* _TASK DETAILS_
Report the count of lines that carry the string "matplotlib", and add nothing.

* _DATA SEGMENT_
☆ ☆ ☆ ☆

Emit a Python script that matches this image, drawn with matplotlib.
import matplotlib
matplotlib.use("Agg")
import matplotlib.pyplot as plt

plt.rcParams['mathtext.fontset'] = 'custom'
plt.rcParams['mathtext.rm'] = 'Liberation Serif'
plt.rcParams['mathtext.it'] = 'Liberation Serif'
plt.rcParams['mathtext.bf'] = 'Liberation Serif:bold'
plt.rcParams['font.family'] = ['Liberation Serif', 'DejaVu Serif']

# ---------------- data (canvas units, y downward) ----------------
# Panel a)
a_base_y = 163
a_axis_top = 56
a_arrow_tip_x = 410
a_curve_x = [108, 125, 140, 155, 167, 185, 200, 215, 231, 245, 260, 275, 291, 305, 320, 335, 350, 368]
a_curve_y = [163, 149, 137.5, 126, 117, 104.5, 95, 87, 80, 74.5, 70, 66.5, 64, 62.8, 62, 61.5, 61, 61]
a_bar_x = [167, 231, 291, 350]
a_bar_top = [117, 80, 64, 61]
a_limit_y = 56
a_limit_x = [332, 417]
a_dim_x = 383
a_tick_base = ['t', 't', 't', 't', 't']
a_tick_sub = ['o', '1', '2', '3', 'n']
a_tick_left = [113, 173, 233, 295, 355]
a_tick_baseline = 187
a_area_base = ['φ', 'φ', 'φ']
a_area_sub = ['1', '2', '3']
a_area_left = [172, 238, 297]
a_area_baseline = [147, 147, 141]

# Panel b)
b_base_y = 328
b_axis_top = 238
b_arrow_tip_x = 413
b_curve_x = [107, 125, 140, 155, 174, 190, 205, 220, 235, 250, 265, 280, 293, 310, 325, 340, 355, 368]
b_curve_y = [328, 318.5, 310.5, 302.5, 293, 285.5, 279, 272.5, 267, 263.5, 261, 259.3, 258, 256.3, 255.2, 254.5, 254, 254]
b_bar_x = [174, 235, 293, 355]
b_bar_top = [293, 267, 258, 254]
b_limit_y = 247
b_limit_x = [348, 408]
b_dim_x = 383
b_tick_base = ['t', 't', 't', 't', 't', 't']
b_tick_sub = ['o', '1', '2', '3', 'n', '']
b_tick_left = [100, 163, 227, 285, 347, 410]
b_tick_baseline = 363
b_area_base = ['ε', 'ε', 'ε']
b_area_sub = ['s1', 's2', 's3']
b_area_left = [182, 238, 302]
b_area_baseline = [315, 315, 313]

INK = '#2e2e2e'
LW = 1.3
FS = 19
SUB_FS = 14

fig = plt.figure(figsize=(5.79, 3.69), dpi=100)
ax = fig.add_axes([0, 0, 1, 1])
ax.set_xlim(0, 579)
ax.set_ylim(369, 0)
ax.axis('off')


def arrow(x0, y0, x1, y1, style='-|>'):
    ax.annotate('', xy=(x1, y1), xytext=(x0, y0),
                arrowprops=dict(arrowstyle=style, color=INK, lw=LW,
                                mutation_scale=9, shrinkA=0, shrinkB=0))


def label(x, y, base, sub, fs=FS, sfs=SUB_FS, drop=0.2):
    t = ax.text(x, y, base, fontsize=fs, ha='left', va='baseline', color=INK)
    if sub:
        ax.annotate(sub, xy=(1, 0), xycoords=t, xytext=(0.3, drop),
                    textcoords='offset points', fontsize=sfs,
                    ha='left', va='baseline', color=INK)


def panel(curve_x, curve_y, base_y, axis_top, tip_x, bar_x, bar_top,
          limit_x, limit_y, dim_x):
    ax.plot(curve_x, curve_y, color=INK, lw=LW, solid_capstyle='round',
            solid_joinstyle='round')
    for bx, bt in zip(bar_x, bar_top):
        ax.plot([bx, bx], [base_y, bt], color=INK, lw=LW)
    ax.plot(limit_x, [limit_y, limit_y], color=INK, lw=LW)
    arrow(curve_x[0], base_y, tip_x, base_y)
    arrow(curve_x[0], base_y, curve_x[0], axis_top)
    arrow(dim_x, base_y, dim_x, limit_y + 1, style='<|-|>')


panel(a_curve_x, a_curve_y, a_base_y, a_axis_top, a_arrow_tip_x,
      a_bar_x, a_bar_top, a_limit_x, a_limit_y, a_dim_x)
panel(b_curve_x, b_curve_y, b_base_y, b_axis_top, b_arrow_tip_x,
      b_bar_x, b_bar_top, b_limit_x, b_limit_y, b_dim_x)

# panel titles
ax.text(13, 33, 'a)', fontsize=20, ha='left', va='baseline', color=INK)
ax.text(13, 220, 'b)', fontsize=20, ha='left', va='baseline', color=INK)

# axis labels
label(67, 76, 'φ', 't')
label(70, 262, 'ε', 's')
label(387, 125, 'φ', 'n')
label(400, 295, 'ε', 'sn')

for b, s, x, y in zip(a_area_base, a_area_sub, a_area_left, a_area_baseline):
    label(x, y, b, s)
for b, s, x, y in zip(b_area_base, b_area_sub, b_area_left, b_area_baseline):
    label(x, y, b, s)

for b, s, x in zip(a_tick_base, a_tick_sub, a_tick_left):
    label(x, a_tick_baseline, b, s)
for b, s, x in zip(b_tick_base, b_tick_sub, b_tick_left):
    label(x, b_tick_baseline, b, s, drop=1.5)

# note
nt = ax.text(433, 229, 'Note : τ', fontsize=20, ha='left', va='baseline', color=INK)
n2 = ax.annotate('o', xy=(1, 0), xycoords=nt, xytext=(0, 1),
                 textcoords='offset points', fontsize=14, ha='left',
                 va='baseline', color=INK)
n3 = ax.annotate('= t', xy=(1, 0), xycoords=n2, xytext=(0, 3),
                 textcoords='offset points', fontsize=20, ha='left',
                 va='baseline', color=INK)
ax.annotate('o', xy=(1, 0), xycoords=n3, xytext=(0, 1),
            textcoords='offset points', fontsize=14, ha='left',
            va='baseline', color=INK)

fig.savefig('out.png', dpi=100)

☆ ☆ ☆ ☆

* _TASK RESULT_
4